Styles’s bell-bottom bops, in fact, defy the post-boy-band prophecies left by the ’NSync generation. Other One Directioners like Zayn Malik and Liam Payne have attempted, predictably and with somewhat wobbly success, to transition from soundtracking high-school sleepovers to fueling sexually charged nightclubs. Malik at first seemed to update Justin Timberlake’s golden combo—auteur credibility plus commercial appeal—for the Xanax age, but his second album didn’t stick. Liam Payne is making quite like JC Chasez with hambone hip-pop about girls who kiss girls.
Styles has opted to take a route that impresses fogies who refuse to see recent, and even not-so-recent, pop innovations as “real music.” I have to share what the über-Boomer music-industry pundit Bob Lefsetz wrote about a Styles concert in 2017: “Except for the flashy lights, this could be the seventies. There’s a four piece band backing Harry up. It’s all about the music. And the music hearkens back to the past, do you remember MELODY? It’s like the evolution into hip-hop nation never happened. And the little girls understand.” As suspect on every level as that review is, the notion behind (gag) “the little girls understand” can be fact-checked as true. Read my colleague Kaitlyn Tiffany’s report on the bidding wars for Styles’s concert tickets. He’s kept his old fans.
He’s achieved this feat by working hard, by working smart, and by working with the right collaborators. Fine Line is lush and listenable, with nougat-caramel harmonies and guitars that fizz like Sprite. It has trembling strings and trembling confessions; it has cutesy instruments such as guitalele and clavichord. In the great “Watermelon Sugar,” Styles goes from sounding wearied to like he’s levitating an inch off the ground, magicked by handclaps and a liquid bass line. Another single, “Lights Up,” offers the sort of spooky-yet-easy listening rarely attempted since Donovan’s “Mellow Yellow.” Even the snoozier bits sound good, like with the six-minute trip of “She.”
The album’s best passage comes late, with the teasing reggae of “Sunflower, Vol. 6” followed by the strummy commiseration of “Canyon Moon.” It’s notable that these two songs most obviously evoke not any particular AARP mascot but rather a contemporary band, Vampire Weekend. That’s because of a resemblance among song names (VW’s Father of the Bride featured “Sunflower” and “Flower Moon”), some clear consonance in studio equipment they used, and most important, a certain tone: rambling and catchy and tongue-in-cheek, yet also hopeful and openhearted. Joni Mitchell and Van Morrison can be heard in these tracks too, but they’re filtered in the much the same way Ezra Koenig filtered them on his 2019 world-peace opus.
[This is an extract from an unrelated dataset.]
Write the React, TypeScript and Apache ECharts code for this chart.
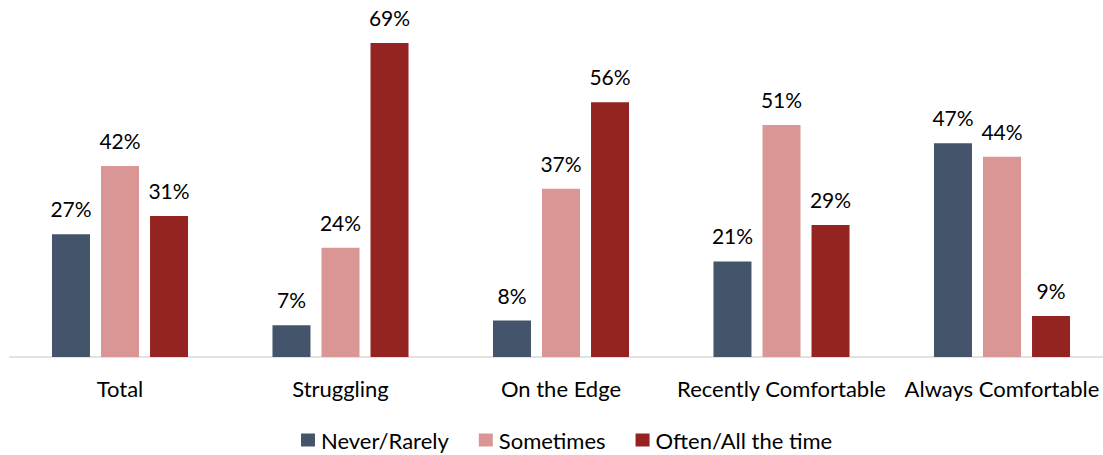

It is, in fact, instructive to think of Styles in relation to Vampire Weekend and also to the year’s other critically and popularly beloved rock nostalgist, Lana Del Rey, who gives the impression of writing her lyrics by cutting up Columbia House album booklets and pasting them in a new order. If these three artists are brokering a truce with their elders, it’s in part by reminding them what they once were thought to stand for. The children of the ’60s are driving today’s regressive politics, but their art presumed to speak in terms of justice and tolerance. Those messages are what today’s retro-pop leaders are reaching back to, in addition to the scorching licks.